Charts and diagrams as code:
^^^^

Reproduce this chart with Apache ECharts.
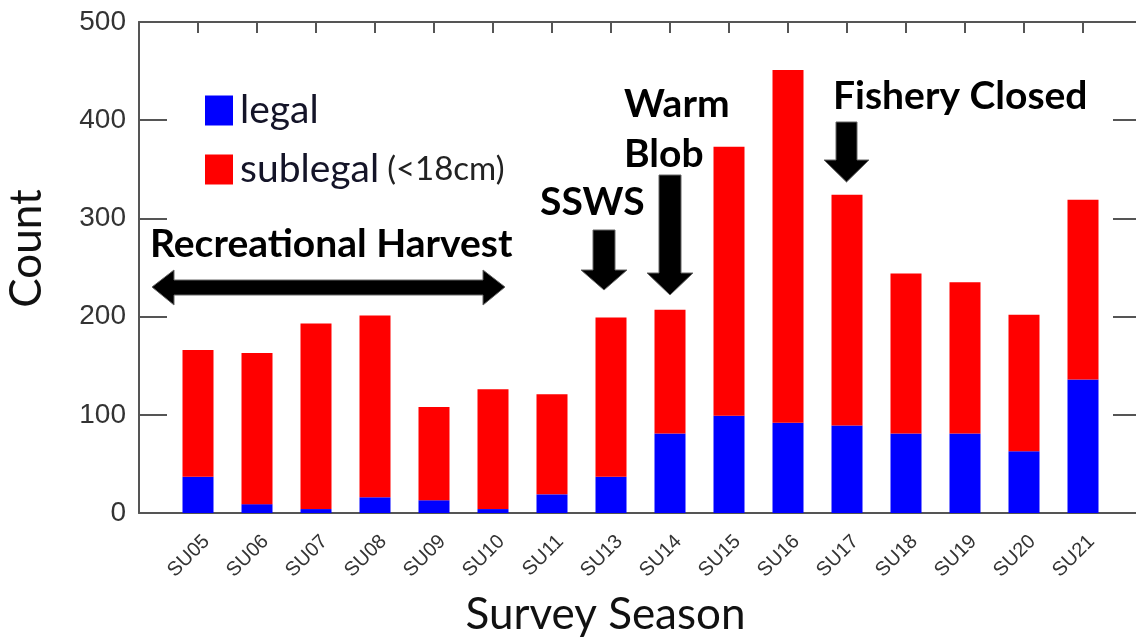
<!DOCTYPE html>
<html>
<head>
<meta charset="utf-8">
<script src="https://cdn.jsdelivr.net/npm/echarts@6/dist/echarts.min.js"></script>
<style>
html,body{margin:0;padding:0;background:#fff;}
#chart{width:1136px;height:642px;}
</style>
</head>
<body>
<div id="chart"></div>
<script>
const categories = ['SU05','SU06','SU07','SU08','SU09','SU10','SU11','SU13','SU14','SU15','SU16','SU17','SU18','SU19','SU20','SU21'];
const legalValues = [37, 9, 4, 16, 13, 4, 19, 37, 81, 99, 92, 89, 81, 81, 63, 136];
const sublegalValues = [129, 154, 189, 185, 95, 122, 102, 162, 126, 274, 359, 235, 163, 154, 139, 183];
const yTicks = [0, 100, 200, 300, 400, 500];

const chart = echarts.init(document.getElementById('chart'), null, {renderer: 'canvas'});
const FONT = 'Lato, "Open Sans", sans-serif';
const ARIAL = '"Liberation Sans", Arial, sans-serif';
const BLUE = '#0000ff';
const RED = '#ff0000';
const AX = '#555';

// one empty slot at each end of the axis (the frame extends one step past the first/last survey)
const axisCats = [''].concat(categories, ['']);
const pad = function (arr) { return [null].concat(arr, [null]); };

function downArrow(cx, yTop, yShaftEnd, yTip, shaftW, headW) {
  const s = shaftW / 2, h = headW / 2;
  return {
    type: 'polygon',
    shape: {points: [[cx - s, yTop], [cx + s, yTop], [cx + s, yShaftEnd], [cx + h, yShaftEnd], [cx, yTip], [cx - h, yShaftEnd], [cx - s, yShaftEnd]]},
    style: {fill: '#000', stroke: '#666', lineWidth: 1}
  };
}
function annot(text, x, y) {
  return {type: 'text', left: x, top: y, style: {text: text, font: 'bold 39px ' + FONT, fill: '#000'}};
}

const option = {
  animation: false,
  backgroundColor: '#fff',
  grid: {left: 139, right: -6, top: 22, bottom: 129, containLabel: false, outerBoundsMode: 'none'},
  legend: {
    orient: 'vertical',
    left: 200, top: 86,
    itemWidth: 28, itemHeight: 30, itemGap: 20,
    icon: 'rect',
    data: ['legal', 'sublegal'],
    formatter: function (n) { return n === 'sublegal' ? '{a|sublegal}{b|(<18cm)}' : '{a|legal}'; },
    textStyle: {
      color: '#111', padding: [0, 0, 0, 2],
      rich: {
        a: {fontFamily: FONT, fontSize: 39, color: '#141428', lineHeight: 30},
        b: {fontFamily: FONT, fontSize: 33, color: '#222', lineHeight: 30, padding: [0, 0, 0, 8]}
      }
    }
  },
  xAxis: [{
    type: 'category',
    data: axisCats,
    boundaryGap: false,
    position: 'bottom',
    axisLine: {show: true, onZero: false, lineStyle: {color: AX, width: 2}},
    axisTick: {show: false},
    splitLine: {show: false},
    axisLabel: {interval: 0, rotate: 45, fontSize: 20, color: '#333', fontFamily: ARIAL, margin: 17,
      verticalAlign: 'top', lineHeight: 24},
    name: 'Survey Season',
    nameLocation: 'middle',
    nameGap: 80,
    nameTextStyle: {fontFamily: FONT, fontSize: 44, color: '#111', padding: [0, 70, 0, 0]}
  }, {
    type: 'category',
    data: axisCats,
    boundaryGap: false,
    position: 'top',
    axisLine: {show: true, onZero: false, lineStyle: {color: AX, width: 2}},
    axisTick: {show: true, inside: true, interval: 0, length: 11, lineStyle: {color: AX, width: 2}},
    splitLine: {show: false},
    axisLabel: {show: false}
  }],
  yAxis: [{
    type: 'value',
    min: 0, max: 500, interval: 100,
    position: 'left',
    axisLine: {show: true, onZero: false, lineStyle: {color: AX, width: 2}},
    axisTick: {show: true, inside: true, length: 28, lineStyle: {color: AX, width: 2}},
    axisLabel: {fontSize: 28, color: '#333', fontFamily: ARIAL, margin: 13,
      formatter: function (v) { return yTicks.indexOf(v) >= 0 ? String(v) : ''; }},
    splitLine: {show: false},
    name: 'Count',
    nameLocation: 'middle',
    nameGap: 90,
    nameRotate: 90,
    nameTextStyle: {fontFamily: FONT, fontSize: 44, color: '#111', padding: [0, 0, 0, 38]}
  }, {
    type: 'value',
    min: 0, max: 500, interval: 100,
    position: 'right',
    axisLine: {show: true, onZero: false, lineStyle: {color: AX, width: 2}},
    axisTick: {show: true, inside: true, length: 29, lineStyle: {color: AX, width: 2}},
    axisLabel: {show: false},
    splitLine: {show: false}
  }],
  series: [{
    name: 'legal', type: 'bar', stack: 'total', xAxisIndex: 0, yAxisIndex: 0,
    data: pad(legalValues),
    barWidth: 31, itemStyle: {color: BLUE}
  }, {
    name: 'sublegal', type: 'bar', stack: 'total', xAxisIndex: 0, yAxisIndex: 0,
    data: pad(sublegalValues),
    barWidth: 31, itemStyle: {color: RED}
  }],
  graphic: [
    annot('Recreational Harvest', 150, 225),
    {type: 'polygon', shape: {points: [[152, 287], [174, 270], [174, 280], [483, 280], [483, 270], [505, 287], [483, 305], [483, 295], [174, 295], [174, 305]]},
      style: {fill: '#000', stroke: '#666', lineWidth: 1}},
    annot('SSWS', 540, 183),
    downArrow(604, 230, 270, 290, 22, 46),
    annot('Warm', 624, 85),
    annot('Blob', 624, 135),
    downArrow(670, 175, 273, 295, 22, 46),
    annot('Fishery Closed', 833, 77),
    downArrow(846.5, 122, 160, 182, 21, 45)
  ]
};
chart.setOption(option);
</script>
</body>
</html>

^^^^

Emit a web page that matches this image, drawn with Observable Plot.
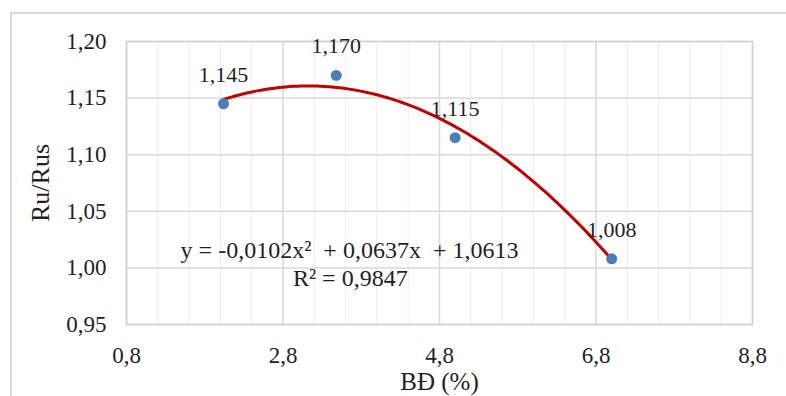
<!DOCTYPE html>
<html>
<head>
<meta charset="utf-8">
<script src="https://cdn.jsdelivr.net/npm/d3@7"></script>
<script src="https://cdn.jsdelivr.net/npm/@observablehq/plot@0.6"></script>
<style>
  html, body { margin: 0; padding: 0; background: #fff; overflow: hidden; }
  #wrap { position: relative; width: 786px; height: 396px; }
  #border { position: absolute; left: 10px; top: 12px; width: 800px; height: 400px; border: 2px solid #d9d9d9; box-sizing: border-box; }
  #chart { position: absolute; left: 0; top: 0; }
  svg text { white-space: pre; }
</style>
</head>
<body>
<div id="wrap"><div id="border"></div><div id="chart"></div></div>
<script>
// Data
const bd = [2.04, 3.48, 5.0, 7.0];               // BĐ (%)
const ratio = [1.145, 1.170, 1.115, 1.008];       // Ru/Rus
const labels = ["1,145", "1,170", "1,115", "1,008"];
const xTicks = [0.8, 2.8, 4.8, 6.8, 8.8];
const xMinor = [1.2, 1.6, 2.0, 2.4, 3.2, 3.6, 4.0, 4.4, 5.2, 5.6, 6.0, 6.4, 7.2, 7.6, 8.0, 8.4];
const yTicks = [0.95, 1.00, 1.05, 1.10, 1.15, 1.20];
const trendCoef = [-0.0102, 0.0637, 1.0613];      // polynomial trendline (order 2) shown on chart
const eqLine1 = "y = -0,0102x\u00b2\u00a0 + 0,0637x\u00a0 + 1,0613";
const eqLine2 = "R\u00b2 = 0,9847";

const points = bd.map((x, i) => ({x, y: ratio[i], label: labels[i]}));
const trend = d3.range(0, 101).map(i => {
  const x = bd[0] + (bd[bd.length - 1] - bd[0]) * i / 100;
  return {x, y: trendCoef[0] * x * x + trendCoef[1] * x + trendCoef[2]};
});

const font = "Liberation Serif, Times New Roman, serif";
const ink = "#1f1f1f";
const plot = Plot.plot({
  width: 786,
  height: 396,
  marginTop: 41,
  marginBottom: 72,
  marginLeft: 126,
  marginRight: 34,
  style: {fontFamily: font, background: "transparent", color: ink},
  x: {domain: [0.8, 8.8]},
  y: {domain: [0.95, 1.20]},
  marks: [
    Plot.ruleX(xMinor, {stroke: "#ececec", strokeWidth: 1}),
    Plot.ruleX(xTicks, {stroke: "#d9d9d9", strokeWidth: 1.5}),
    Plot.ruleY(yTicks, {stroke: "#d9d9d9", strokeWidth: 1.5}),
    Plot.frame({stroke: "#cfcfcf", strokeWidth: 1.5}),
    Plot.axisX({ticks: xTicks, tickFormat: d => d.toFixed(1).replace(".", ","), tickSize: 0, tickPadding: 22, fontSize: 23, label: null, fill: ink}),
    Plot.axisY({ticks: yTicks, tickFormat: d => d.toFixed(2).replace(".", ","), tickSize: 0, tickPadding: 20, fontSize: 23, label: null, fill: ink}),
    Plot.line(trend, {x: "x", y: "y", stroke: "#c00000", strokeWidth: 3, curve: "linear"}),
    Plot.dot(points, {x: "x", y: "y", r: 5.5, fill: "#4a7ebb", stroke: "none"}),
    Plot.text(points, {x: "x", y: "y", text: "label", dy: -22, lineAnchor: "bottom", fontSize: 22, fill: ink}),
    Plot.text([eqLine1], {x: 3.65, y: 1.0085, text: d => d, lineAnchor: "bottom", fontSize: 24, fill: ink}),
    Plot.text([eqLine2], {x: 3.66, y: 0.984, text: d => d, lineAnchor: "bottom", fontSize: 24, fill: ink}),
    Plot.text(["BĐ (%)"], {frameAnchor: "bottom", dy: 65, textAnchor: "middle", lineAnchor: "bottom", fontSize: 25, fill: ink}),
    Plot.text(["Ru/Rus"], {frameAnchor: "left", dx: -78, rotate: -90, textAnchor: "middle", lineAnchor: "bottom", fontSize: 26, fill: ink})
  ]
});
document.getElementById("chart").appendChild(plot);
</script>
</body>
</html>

^^^^

__SET EXERCISE__: Among the records above, locate the line containing "Reproduce this chart with Apache ECharts." and the line containing "const yTicks = [0, 100, 200, 300, 400, 500];", then transcribe exactly the lines starting at the first and ending at the second, with no pictures.

__SOLUTION TO THE PROBLEM__:
Reproduce this chart with Apache ECharts.
<!DOCTYPE html>
<html>
<head>
<meta charset="utf-8">
<script src="https://cdn.jsdelivr.net/npm/echarts@6/dist/echarts.min.js"></script>
<style>
html,body{margin:0;padding:0;background:#fff;}
#chart{width:1136px;height:642px;}
</style>
</head>
<body>
<div id="chart"></div>
<script>
const categories = ['SU05','SU06','SU07','SU08','SU09','SU10','SU11','SU13','SU14','SU15','SU16','SU17','SU18','SU19','SU20','SU21'];
const legalValues = [37, 9, 4, 16, 13, 4, 19, 37, 81, 99, 92, 89, 81, 81, 63, 136];
const sublegalValues = [129, 154, 189, 185, 95, 122, 102, 162, 126, 274, 359, 235, 163, 154, 139, 183];
const yTicks = [0, 100, 200, 300, 400, 500];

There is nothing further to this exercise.